Thursday 14 November 2013

Jane Eyre and Rabbit Food

We are working on an exhibition about The Great Diary Project for the V&A at the moment and I'm researching stories and characters. The other day I came across the diary of an incredibly ambitious teenage girl from 1930s Lincolnshire. On each page she writes in minute handwriting lists of books she has to read in order to get into university, along with extreme regimes of hockey practice and homework. Among all this exhausting and prim schoolgirl activity, she also mentions something strange: 'went to the alley and gathered rabbit food...went to the bottom of the garden for rabbit food'. The oddity of this repeated reference began to take on a Donnie Darko-esque quality for me while reading.

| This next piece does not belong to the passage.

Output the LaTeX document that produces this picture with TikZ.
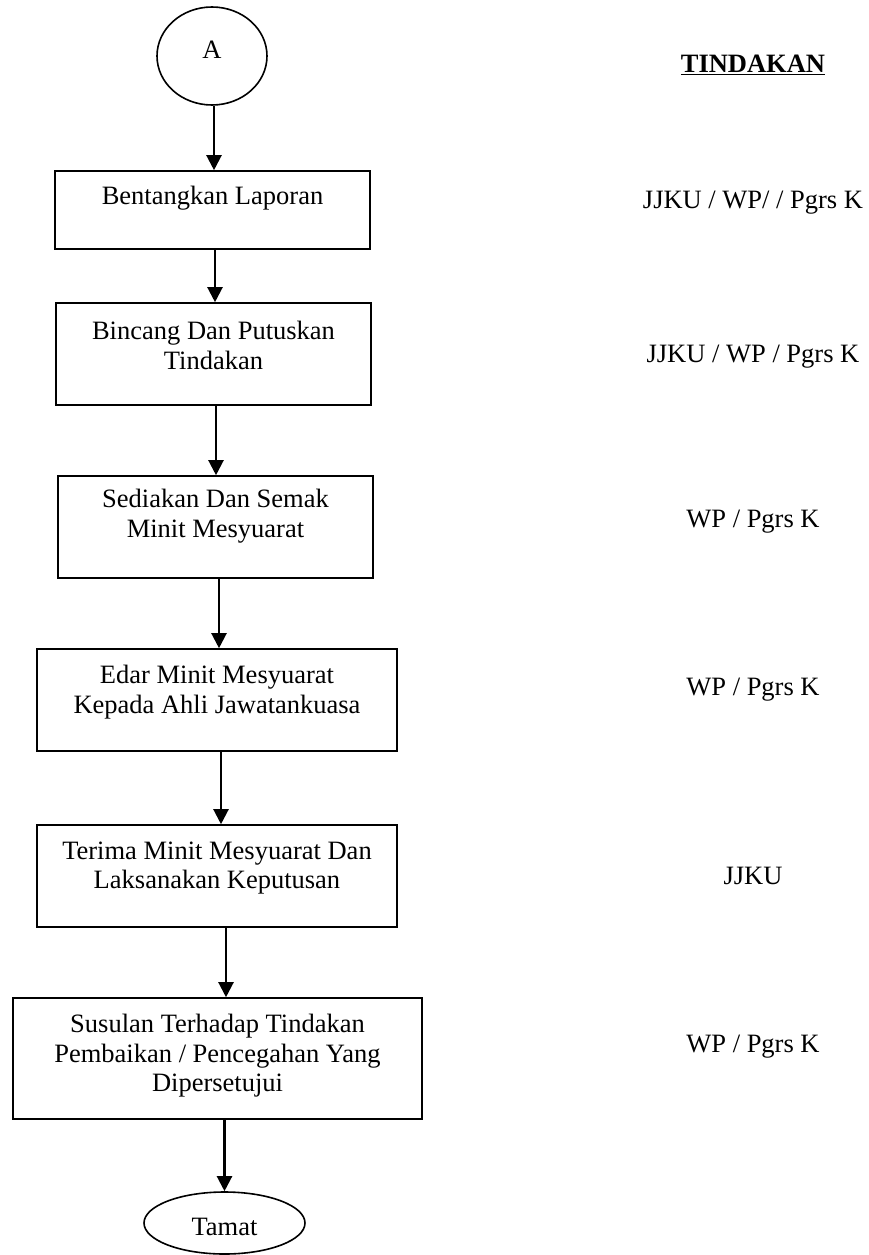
\documentclass[tikz,border=0pt]{standalone}
\usepackage{fontspec}
\setmainfont{Liberation Serif}
\usetikzlibrary{shapes.geometric,arrows.meta,positioning}

\tikzset{
	stepbox/.style={draw,line width=1.6pt,rectangle,minimum height=102pt,inner sep=0pt},
	steptext/.style={font=\fontsize{26.5}{29.5}\selectfont,align=center,inner sep=0pt},
	endpoint/.style={draw,ellipse,line width=1.6pt,inner sep=0pt},
	arr/.style={->,line width=2.2pt},
	pelaku/.style={font=\fontsize{26.5}{29.5}\selectfont,inner sep=0pt}
}

\begin{document}
\begin{tikzpicture}[line cap=butt,>={Triangle[length=15pt,width=15pt]},x=1pt,y=-1pt]
		\useasboundingbox (0,0) rectangle (869,1255);
		% penghubung A dan kotak langkah
		\node[endpoint,minimum width=110pt,minimum height=98pt] (mula) at (212,56) {};
		\node[steptext] (tmula) at ([yshift=6pt]mula.center) {A};
		\node[stepbox,minimum width=315pt,minimum height=78pt] (b1) at (212.5,210) {};
		\node[steptext] (t1) at ([yshift=12pt]b1.center) {Bentangkan Laporan};
		\node[stepbox,minimum width=315pt] (b2) at (213.5,354) {};
		\node[steptext] (t2) at ([yshift=8.5pt]b2.center) {Bincang Dan Putuskan\\Tindakan};
		\node[stepbox,minimum width=315pt] (b3) at (215.5,527) {};
		\node[steptext] (t3) at ([yshift=11pt]b3.center) {Sediakan Dan Semak\\Minit Mesyuarat};
		\node[stepbox,minimum width=360pt] (b4) at (217,700) {};
		\node[steptext] (t4) at ([yshift=8pt]b4.center) {Edar Minit Mesyuarat\\Kepada Ahli Jawatankuasa};
		\node[stepbox,minimum width=360pt] (b5) at (217,876) {};
		\node[steptext] (t5) at ([yshift=8pt]b5.center) {Terima Minit Mesyuarat Dan\\Laksanakan Keputusan};
		\node[stepbox,minimum width=409pt,minimum height=121pt] (b6) at (217.5,1058.5) {};
		\node[steptext] (t6) at ([yshift=2.5pt]b6.center) {Susulan Terhadap Tindakan\\Pembaikan / Pencegahan Yang\\Dipersetujui};
		\node[endpoint,minimum width=161pt,minimum height=62pt] (tamat) at (224.5,1223) {};
		\node[steptext] (ttamat) at ([yshift=-4pt]tamat.center) {Tamat};
		% anak panah
		\draw[arr] ([xshift=2pt]mula.south) -- ([xshift=2pt]mula.south |- b1.north);
		\draw[arr] ([xshift=2.5pt]b1.south) -- ([xshift=2.5pt]b1.south |- b2.north);
		\draw[arr] ([xshift=2.5pt]b2.south) -- ([xshift=2.5pt]b2.south |- b3.north);
		\draw[arr] ([xshift=3.5pt]b3.south) -- ([xshift=3.5pt]b3.south |- b4.north);
		\draw[arr] ([xshift=4pt]b4.south) -- ([xshift=4pt]b4.south |- b5.north);
		\draw[arr] ([xshift=9pt]b5.south) -- ([xshift=9pt]b5.south |- b6.north);
		\draw[arr] (b6.south -| tamat.north) -- (tamat.north);
		% lajur tindakan
		\node[pelaku] (tindakan) at (753,65) {\underline{\textbf{TINDAKAN}}};
		\node[pelaku] (p1) at (753,203) {JJKU / WP/ / Pgrs K};
		\node[pelaku] (p2) at (753,357) {JJKU / WP / Pgrs K};
		\node[pelaku] (p3) at (753,522) {WP / Pgrs K};
		\node[pelaku] (p4) at (753,690) {WP / Pgrs K};
		\node[pelaku] (p5) at (753,876) {JJKU};
		\node[pelaku] (p6) at (753,1047) {WP / Pgrs K};
\end{tikzpicture}
\end{document}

Stefan Dickers, the Head Librarian at Bishopsgate and member of the Diary team, suggested it might be code for cigarettes, which makes a nice story of a chain-smoking young girl desperately trying to finish Jane Eyre before ducking out for another fag down the alley.


1 comment:

  1. As a keeper of rabbits, may I suggest that she may, in fact, have been picking grass and herbs to feed her pet? Part of the attraction with rabbits is that they are vegetarian and can be fed cheaply on vegetation picked from the environs of gardens and alleyways. I understand that it was not uncommon at that time for women and children to keep rabbits either to generate an income by harvesting their fibre for spinning, in the case of angoras, or indeed to provide meat for the family dinner table.